At Mesa Verde we talked of belief systems. Of the old native concepts of animated nature. Of souls in the rocks and trees, in the very land itself. Of the meeting of Father Sky and Mother Earth to create life on the connecting horizons; ghosts and spirits and remembering; sipapus and catholic rosaries. Of symbolism and its importance. Of kivas and churches, mosques and synagogues, their spiritual and societal importance.
We talked of the need to believe in befores and beyonds. To feel the strength of past becoming future. Of cycles and seasons, connections and heritage, the need for protocols and traditions. Of nurturing and sustaining, loving what has passed as well as what is passing now. Of the need for eternal life and hope.

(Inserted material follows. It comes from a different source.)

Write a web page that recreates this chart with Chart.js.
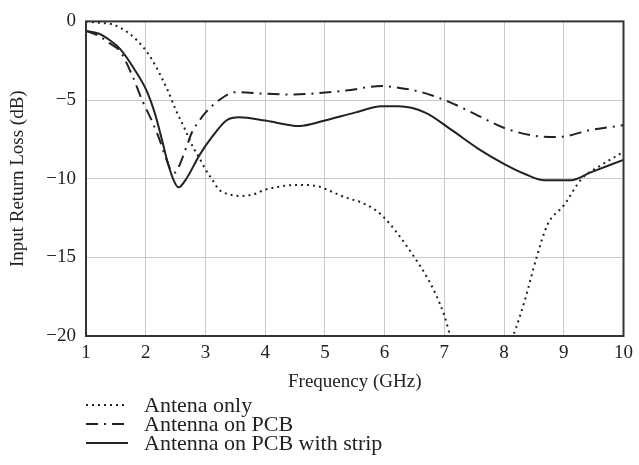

We talked of the impossibility of defining a belief system, each one an ephemeral collection of thoughts and feelings. Of a society’s mores and standards. Of individual dreams and longings, loves and fears that are not really expressible in words.
We discussed the connection between belief systems and religion. That religion is only one expression of a society’s beliefs developed from a distinct gathering of people to form a distinct culture of their own. How each reflects a connection with its own place in time, where it is situated on earth, what it considers its own special world. How each, never the less, is remarkably like all others in its basic forms and ideals. How each is a constant reminder of the core oneness of mankind and of all life.
How all have rituals. All are symbolic. All dwell on morality. That they all create a basis for hope. Hope of betterment for the individual self, a nurturing society, a fully sustaining earth. For life and goodness beyond anything we have ever known.